I toss enough brickbats at incompetent companies that being 'fair and balanced' (heh) seems to require some appreciation when things go notably right. So...
I'm a laggard when it comes to video technology. Our viewing of 'regular TV' is usually limited to Discovery, Food Network, and some sports. But the proportion of Blu-ray offerings on Netflix finally got to the point of motivating a switch to HD. So the venerable Magnavox rear projection tube was put on the decommissioning list, and it was shopping time.
Given our low duty cycle requirements, I picked a Samsung 50-inch plasma screen, since reviews say that it does a good job at up-converting SD library material (and Amazon dropped the price just when I was doing comparisons). I paired this with a BD-P1600 Blu-ray player from the same manufacturer. This was touted as having built-in interfaces to NetFlix, Youtube and other net media services, so I could replace my improvised net video set up with something more permanent.

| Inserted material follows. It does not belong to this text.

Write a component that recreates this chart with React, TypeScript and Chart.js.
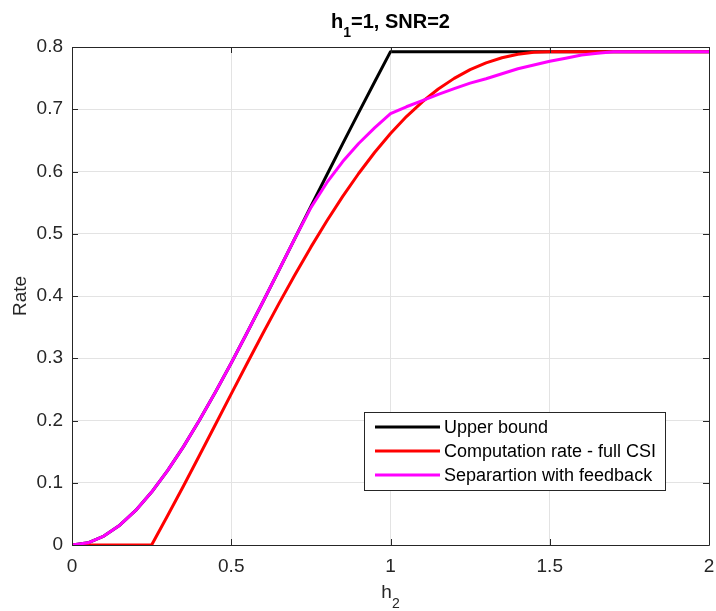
import React, { useEffect, useRef } from "react";
import { Chart, registerables } from "chart.js";

Chart.register(...registerables);

const h2Values = [
  0, 0.05, 0.1, 0.15, 0.2, 0.25, 0.3, 0.35, 0.4, 0.45, 0.5, 0.55, 0.6, 0.65, 0.7, 0.75, 0.8, 0.85, 0.9, 0.95, 1.0,
  1.05, 1.1, 1.15, 1.2, 1.25, 1.3, 1.35, 1.4, 1.45, 1.5, 1.55, 1.6, 1.65, 1.7, 1.75, 1.8, 1.85, 1.9, 1.95, 2.0,
];

const upperBound = [
  0, 0.0036, 0.0143, 0.0318, 0.0555, 0.085, 0.1194, 0.158, 0.2003, 0.2454, 0.2925, 0.3413, 0.3912, 0.4418, 0.4927,
  0.5437, 0.5944, 0.6448, 0.6946, 0.7438, 0.7925, 0.7925, 0.7925, 0.7925, 0.7925, 0.7925, 0.7925, 0.7925, 0.7925,
  0.7925, 0.7925, 0.7925, 0.7925, 0.7925, 0.7925, 0.7925, 0.7925, 0.7925, 0.7925, 0.7925, 0.7925,
];

const computationRate = [
  0, 0, 0, 0, 0, 0, 0.0469, 0.0949, 0.1438, 0.1932, 0.2427, 0.292, 0.3406, 0.3881, 0.4342, 0.4785, 0.5205, 0.56,
  0.5968, 0.6305, 0.661, 0.6882, 0.712, 0.7325, 0.7496, 0.7636, 0.7746, 0.7828, 0.7883, 0.7915, 0.7925, 0.7925,
  0.7925, 0.7925, 0.7925, 0.7925, 0.7925, 0.7925, 0.7925, 0.7925, 0.7925,
];

const separationFeedback = [
  0, 0.0036, 0.0143, 0.0318, 0.0555, 0.085, 0.1194, 0.158, 0.2003, 0.2454, 0.2925, 0.3413, 0.3912, 0.4418, 0.4927,
  0.542, 0.582, 0.616, 0.645, 0.67, 0.693, 0.704, 0.714, 0.724, 0.733, 0.742, 0.749, 0.757, 0.765, 0.771, 0.777,
  0.782, 0.787, 0.79, 0.7925, 0.7925, 0.7925, 0.7925, 0.7925, 0.7925, 0.7925,
];

const xTicks = [0, 0.5, 1, 1.5, 2];
const yTicks = [0, 0.1, 0.2, 0.3, 0.4, 0.5, 0.6, 0.7, 0.8];

const seriesNames = ["Upper bound", "Computation rate - full CSI", "Separartion with feedback"];
const seriesColors = ["#000000", "#ff0000", "#ff00ff"];

const FONT = "'Liberation Sans', Arial, Helvetica, sans-serif";
const AXIS_COLOR = "#262626";

const decorPlugin = {
  id: "decor",
  afterDraw(chart: any) {
    const { ctx, chartArea } = chart;
    const { left, right, top, bottom } = chartArea;
    const xs = chart.scales.x;
    const ys = chart.scales.y;
    ctx.save();
    // box
    ctx.strokeStyle = AXIS_COLOR;
    ctx.lineWidth = 1;
    ctx.beginPath();
    ctx.rect(Math.round(left) + 0.5, Math.round(top) + 0.5, Math.round(right - left), Math.round(bottom - top));
    ctx.stroke();
    // inward ticks
    const tl = 6;
    ctx.beginPath();
    xTicks.forEach((v) => {
      const px = Math.round(xs.getPixelForValue(v)) + 0.5;
      ctx.moveTo(px, bottom);
      ctx.lineTo(px, bottom - tl);
      ctx.moveTo(px, top);
      ctx.lineTo(px, top + tl);
    });
    yTicks.forEach((v) => {
      const py = Math.round(ys.getPixelForValue(v)) + 0.5;
      ctx.moveTo(left, py);
      ctx.lineTo(left + tl, py);
      ctx.moveTo(right, py);
      ctx.lineTo(right - tl, py);
    });
    ctx.stroke();

    // title with subscript
    ctx.fillStyle = "#000000";
    ctx.textBaseline = "alphabetic";
    ctx.textAlign = "left";
    const tMain = "bold 20px " + FONT;
    const tSub = "bold 14px " + FONT;
    ctx.font = tMain;
    const wh = ctx.measureText("h").width;
    const wrest = ctx.measureText("=1, SNR=2").width;
    ctx.font = tSub;
    const ws = ctx.measureText("1").width;
    const tw = wh + ws + wrest;
    let tx = (left + right) / 2 - tw / 2;
    const tb = 28;
    ctx.font = tMain;
    ctx.fillText("h", tx, tb);
    tx += wh;
    ctx.font = tSub;
    ctx.fillText("1", tx, tb + 9);
    tx += ws;
    ctx.font = tMain;
    ctx.fillText("=1, SNR=2", tx, tb);

    // x label
    ctx.fillStyle = AXIS_COLOR;
    const xMain = "19px " + FONT;
    const xSub = "14px " + FONT;
    ctx.font = xMain;
    const wxh = ctx.measureText("h").width;
    ctx.font = xSub;
    const wx2 = ctx.measureText("2").width;
    let xx = (left + right) / 2 - (wxh + wx2) / 2;
    ctx.font = xMain;
    ctx.fillText("h", xx, 598);
    xx += wxh;
    ctx.font = xSub;
    ctx.fillText("2", xx, 608);

    // y label
    ctx.save();
    ctx.translate(26, (top + bottom) / 2);
    ctx.rotate(-Math.PI / 2);
    ctx.textAlign = "center";
    ctx.font = "19px " + FONT;
    ctx.fillText("Rate", 0, 0);
    ctx.restore();

    // legend
    const lx = 364.5;
    const ly = 412.5;
    const lw = 301;
    const lh = 78;
    ctx.fillStyle = "#ffffff";
    ctx.fillRect(lx, ly, lw, lh);
    ctx.strokeStyle = AXIS_COLOR;
    ctx.lineWidth = 1;
    ctx.strokeRect(lx, ly, lw, lh);
    ctx.font = "18px " + FONT;
    ctx.textBaseline = "middle";
    seriesNames.forEach((name, i) => {
      const yy = 427 + i * 24;
      ctx.strokeStyle = seriesColors[i];
      ctx.lineWidth = 3;
      ctx.beginPath();
      ctx.moveTo(375, yy);
      ctx.lineTo(440, yy);
      ctx.stroke();
      ctx.fillStyle = "#000000";
      ctx.fillText(name, 444, yy + 1);
    });
    ctx.restore();
  },
};

export default function App() {
  const ref = useRef<HTMLCanvasElement | null>(null);
  useEffect(() => {
    if (!ref.current) return;
    const mk = (vals: number[]) => h2Values.map((x, i) => ({ x, y: vals[i] }));
    const chart = new Chart(ref.current, {
      type: "line",
      data: {
        datasets: [
          { label: seriesNames[0], data: mk(upperBound), borderColor: seriesColors[0], order: 2 },
          { label: seriesNames[1], data: mk(computationRate), borderColor: seriesColors[1], order: 1 },
          { label: seriesNames[2], data: mk(separationFeedback), borderColor: seriesColors[2], order: 0 },
        ].map((d) => ({
          ...d,
          borderWidth: 3,
          pointRadius: 0,
          pointHoverRadius: 0,
          fill: false,
          tension: 0,
          borderJoinStyle: "round" as const,
        })),
      },
      options: {
        responsive: false,
        animation: false,
        devicePixelRatio: 1,
        events: [],
        layout: { padding: { top: 47, right: 7, left: 0, bottom: 0 } },
        plugins: { legend: { display: false }, title: { display: false }, tooltip: { enabled: false } },
        scales: {
          x: {
            type: "linear",
            min: 0,
            max: 2,
            afterBuildTicks: (axis: any) => {
              axis.ticks = xTicks.map((v) => ({ value: v }));
            },
            afterFit: (axis: any) => {
              axis.height = 66;
              axis.paddingLeft = 0;
              axis.paddingRight = 0;
            },
            ticks: {
              font: { family: FONT, size: 19 },
              color: AXIS_COLOR,
              padding: 10,
              maxRotation: 0,
              autoSkip: false,
              callback: (v: any) => String(Number(Number(v).toFixed(1))),
            },
            grid: { color: "#e3e3e3", lineWidth: 1, drawTicks: false },
            border: { display: false },
          },
          y: {
            type: "linear",
            min: 0,
            max: 0.8,
            afterBuildTicks: (axis: any) => {
              axis.ticks = yTicks.map((v) => ({ value: v }));
            },
            afterFit: (axis: any) => {
              axis.width = 72;
              axis.paddingTop = 0;
              axis.paddingBottom = 0;
            },
            ticks: {
              font: { family: FONT, size: 19 },
              color: AXIS_COLOR,
              padding: 9,
              autoSkip: false,
              callback: (v: any) => String(Number(Number(v).toFixed(1))),
            },
            grid: { color: "#e3e3e3", lineWidth: 1, drawTicks: false },
            border: { display: false },
          },
        },
      },
      plugins: [decorPlugin],
    });
    return () => chart.destroy();
  }, []);
  return (
    <div style={{ position: "fixed", left: 0, top: 0, width: 716, height: 611, background: "#ffffff" }}>
      <canvas ref={ref} width={716} height={611} style={{ display: "block", width: 716, height: 611 }} />
    </div>
  );
}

Given the potential for Murphy's Law to come into play when doing anything involving consumer electronics and networking at the same time, I approached the install with some trepidation. The plasma screen was first successfully inserted as a 'drop-in' replacement for the old TV. (Rule 1: Always keep a working system.) Then the Bluray player was added: HDMI to screen, Ether to nearby Apple Airport Express and optical to the surround amp.
Power on. Insert SD DVD as a test. Comes up immediately, scaled correctly to the plasma screen. Network test. Works first time. Cross fingers and try Netflix menu item. Get activation code, walk over to laptop and enter at Netflix. Wait one minute, it's activated. Select the top of instant viewing queue, wait a few seconds, and I've got 'Das Boot' streaming onto the big screen.
Elapsed time: Ten minutes after getting things hooked up. No, I didn't read the manual. Needless to say, I'm impressed by the 'out of box experience' particularly given some knowledge of just how deep the rathole can be if anything goes awry. So, a well done to Samsung.
It's worth noting that this worked out so well because Samsung, Apple and even Comcast all did the Right Thing when it came to the IP network stack and general use of public standards. Given the repeated market failure of networked CE devices in the past, the superior of open standards over manufacturer's attempts at proprietary specs is evident. There's still plenty of room to innovate around user experience and quality. (Are you listening, Sony?)